# Sky Tubes



## Billy123 (Apr 1, 2013)

Anyone use them? Recommendations?


----------



## Frozen Canuck (Apr 1, 2013)

Do your research. Go high end, after all you want this to last. Avoid cheap overseas copies of what a manufacturer in your climate is already doing. Pay attention to how it seals to the roof....this really matters. They have come along way with these products. Not unusual to use these in a two storey to provide natural light in the basement now. Pretty sure my Canadian products will have little to no presence in your market so I wont send you on a wild goose chase looking for my brands. Oh & you will be pleasantly surprised with the amount of light gain.


----------



## Frozen Canuck (Apr 1, 2013)

Sorry forgot to add that here I find the best brands, highest quality are typically sold at shops that are aready doing skylights where the seal to the roof & quality of construction matter. In other words a shop that understands why a hole in a roof is important to do right.


----------



## woodgeek (Apr 2, 2013)

I had two 15" Velux tubes put into my living room when I had my roof redone. Installed by the roofing company. V. happy with them and they get a lot of + comments from visitors.

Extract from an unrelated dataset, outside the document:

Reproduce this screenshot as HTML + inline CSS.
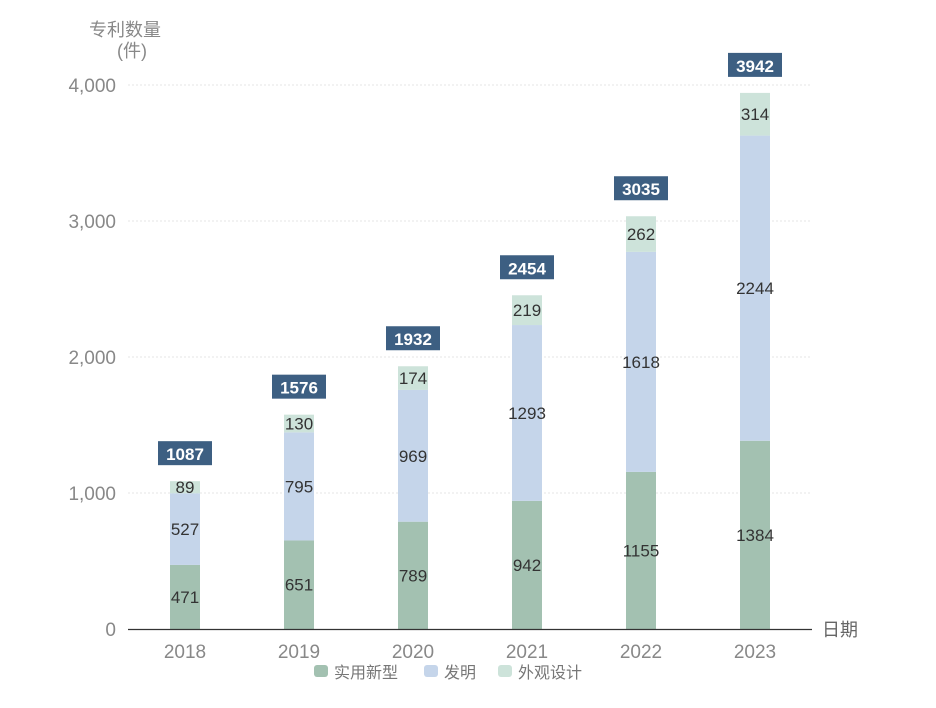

Cost per lumen is higher than LED or CFL, even over 10 year payback. Don't do it for 'cheap light'. Do it if there is a part of your house that is 'always dark' that you underutilize as a result. My living room is a really nice room, with lots of windows that face north with overhangs (from a porch), so you look out the windows and see a daylit world, but none of that light makes it into the room. Psychologically makes it seem super dark and uninviting. The tubes were a perfect fix. The sense of darkness inside is 'caused' by seeing the bright scene outside, only a problem when the sun is shining, which is precisely when the tubes are 'on'. And we can have a couple houseplants in there.

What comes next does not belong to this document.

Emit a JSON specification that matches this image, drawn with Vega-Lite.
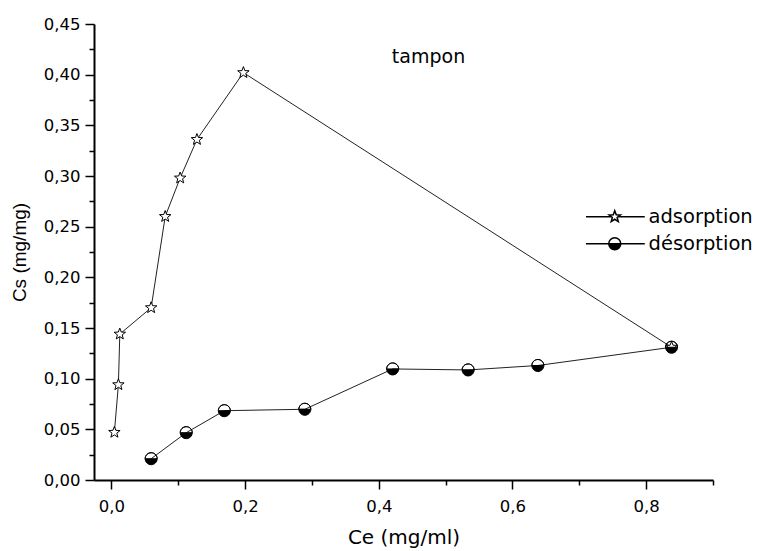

IMO they are a rather pricey 'design feature' that perfectly alleviates a common architectural problem: dark room syndrome. Personally I wouldn't spend the money for a hallway or bathroom (unless I did DIY).


----------



## jebatty (Apr 2, 2013)

I agree with Woodgeek on cost and payback. I knew this at the time, but I went ahead anyway and could not be more satisfied. I put one in an interior bathroom, now during daytime no light is needed to use it, and when the moon is out, enough light for a nightlight. I liked this so much I put a second in the dark entryway by the back door, which now also is always well lit in the daytime. My brand was Solatube, expensive. The ads say about 100w light bulb equivalent for the 10" tube, I think it is brighter than that. Payback was not the point with me, improved living through well lit areas with natural light, like a window, was my goal.

The bathroom tube I installed in 2009, no issues at all. The entryway tube went in Fall of 2012, no issues through this winter and don't expect any.


----------



## woodgeek (Apr 2, 2013)

I, of course, geeked out on the design of these. In round numbers, 1 sq ft of sunlight is ~10,000 lumens. My tubes have a ~1 sqft horizontal receiver on the roof, so if the sun were at 45° off the horizon, it accepts maybe 7000 lumens. Transmission eff varies, my tubes are straight, rigid wall and 6' long, and I get maybe 3000-6000 lumens out the bottom at 'noon' depending on the season. Avoid 'flex' tubes, they have lousy transmission eff, and any bends if you can. For reference, those halogen floor lamps everyone used to have....about 3000-4000 lumens.


----------



## begreen (Apr 3, 2013)

I'm considering putting in a solar panel connected to a battery recharge system for our kitchen, powering an LED lamp. There's no way to drop a solar tube down to it through the second floor bathroom.


----------



## woodgeek (Apr 3, 2013)

A 10" tube might deliver roughly 2000 lumens, the same as a couple L-prize bulbs using 20W.  Do you want lumens on demand (a battery) or just real time?


----------



## begreen (Apr 3, 2013)

Both. But we don't need that many lumens, 7-900 would suffice. Right now we are using a 22w fluorescent circline fixture. My wife has that on about 8 hrs a day in summer and 16 hrs in winter.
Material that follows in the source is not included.